By Purushottam Nayak

Nabarangpur, March 15, 2025: Christian families have become Hindus to facilitate the burial of a relative in an eastern Indian village.

Only three of the 30 families in Siunaguda, a village in Odisha’s Nabarangpur district, are Christian, belonging to the “Brothers in Assembly,” a Pentecostal sect.

After a 70-year-old Christian died on March 3, the Hindus insisted that his relatives and other Christians re-convert to Hinduism if they wanted to use the village burial ground.

The deceased, Kesab Santa, and his family had become Christians five years ago.

Santa’s elder son Turpu Santa said his father died due to age-related illness and they had no other choice but become Hindus to bury the deceased.

“We have every right as citizens of India to bury our loved ones in our own land,” he told Matters India.

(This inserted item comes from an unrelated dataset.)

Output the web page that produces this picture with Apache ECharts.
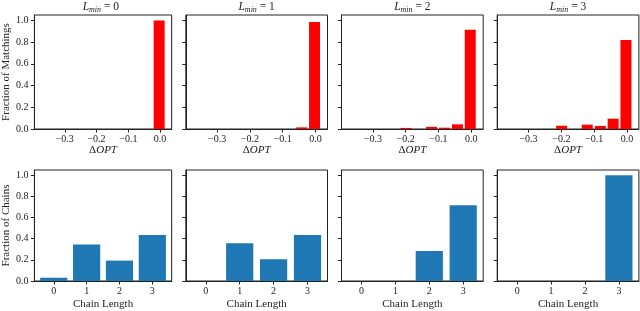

“India, which is known for religious tolerance and hospitality, has lost its secular image because of some people who have no respect for other religions,” he lamented.

Pastor Benjamin Upasi, who heads the sect in the Umerkote block, is upset about his people’s decision to reconvert. “Respecting the dead is a moral obligation for the living,” he told Matters India.

Burying the dead, he added, brings peace of mind to the bereaved, allowing them to remember their loved ones with dignity.

The village is some 550 km southwest of Bhubaneswar, the state capital.

Burying Christians has become problematic in Chhattisgarh, Odisha’s northwestern neighbor.

On January 27, the Supreme Court gave the government of Chhattisgarh a two-month deadline to demarcate exclusive burial sites for Christians to prevent disputes over burial grounds in the state.

The directive came after Ramesh Baghel, a Christian, sought justice from the apex court to bury his father, a pastor, in his native village when local authorities, including the regional court, rejected his plea.

Throughout Chhattisgarh, village authorities have reportedly persecuted Christians by denying them the right to Christian burial. In many instances, these denials have led to violence.

The Chhattisgarh case has stirred a nationwide debate and raised a fundamental issue of whether the right to burial falls under the ambit of constitutional rights. Ultimately, due to the Supreme Court’s split verdict, Baghel could bury his father in a Christian cemetery, but more than 45 km from his village.

The pastor died on January 7 and his son filed a petition to bury his father on January 11 in the regional court after opposition from the villagers and the local authorities. The regional court dismissed his appeal.

On January 17, he went to the Supreme Court’s two-judge bench, which delivered the split verdict ten days later.

Despite their disagreement, the judges chose issued a consensual direction allowing the burial at a designated Christian burial site. The larger question of burial rights, however, remains unresolved.